▸ **What needs to be done**
Search the data for the string "React" and extract every line where it appears.

▸ **Given material**
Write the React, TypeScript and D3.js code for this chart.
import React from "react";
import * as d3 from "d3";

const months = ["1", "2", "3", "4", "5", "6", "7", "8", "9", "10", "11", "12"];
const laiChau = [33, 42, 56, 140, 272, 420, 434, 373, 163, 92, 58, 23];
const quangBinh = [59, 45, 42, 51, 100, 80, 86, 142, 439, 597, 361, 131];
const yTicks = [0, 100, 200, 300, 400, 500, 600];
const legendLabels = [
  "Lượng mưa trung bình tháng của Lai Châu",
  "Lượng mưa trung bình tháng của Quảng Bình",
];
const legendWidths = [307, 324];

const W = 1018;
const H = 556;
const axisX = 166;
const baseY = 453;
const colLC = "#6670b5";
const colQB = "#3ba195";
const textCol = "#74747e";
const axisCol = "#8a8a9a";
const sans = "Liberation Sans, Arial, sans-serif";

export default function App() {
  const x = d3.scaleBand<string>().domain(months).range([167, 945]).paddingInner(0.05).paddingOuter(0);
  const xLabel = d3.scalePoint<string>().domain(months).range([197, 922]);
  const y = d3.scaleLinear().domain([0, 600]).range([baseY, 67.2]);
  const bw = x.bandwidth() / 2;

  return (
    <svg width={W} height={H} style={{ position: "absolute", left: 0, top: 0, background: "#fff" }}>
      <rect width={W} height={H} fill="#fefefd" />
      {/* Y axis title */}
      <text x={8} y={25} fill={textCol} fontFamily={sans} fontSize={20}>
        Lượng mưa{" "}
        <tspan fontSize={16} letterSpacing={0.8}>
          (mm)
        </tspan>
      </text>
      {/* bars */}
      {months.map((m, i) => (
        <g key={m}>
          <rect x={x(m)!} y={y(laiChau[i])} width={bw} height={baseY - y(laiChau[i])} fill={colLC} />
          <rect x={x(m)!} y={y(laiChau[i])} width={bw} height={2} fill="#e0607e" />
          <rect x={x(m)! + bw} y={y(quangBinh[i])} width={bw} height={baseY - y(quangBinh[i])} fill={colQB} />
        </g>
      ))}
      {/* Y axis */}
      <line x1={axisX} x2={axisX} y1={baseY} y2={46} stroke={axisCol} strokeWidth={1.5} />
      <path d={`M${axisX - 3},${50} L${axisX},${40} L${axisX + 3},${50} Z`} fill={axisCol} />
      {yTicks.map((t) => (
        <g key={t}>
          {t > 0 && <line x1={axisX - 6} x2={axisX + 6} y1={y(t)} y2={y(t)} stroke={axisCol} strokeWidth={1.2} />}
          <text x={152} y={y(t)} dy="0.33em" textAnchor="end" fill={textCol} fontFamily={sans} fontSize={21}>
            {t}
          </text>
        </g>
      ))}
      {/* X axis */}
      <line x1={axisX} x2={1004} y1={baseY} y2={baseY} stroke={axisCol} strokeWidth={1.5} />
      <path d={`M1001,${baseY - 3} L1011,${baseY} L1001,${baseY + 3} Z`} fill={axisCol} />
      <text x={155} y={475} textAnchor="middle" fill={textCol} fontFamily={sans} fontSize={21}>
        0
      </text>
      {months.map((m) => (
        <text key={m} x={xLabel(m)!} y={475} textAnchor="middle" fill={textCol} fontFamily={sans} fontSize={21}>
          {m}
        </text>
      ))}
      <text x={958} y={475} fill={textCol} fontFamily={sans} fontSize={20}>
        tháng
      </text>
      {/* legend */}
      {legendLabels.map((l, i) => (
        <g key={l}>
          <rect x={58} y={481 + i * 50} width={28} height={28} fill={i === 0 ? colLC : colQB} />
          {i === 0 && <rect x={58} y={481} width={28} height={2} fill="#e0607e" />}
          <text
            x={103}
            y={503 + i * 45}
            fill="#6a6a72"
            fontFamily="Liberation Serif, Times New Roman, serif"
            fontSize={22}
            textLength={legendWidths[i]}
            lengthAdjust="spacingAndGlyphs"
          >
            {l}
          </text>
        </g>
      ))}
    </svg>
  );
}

▸ **Answer**
Write the React, TypeScript and D3.js code for this chart.
import React from "react";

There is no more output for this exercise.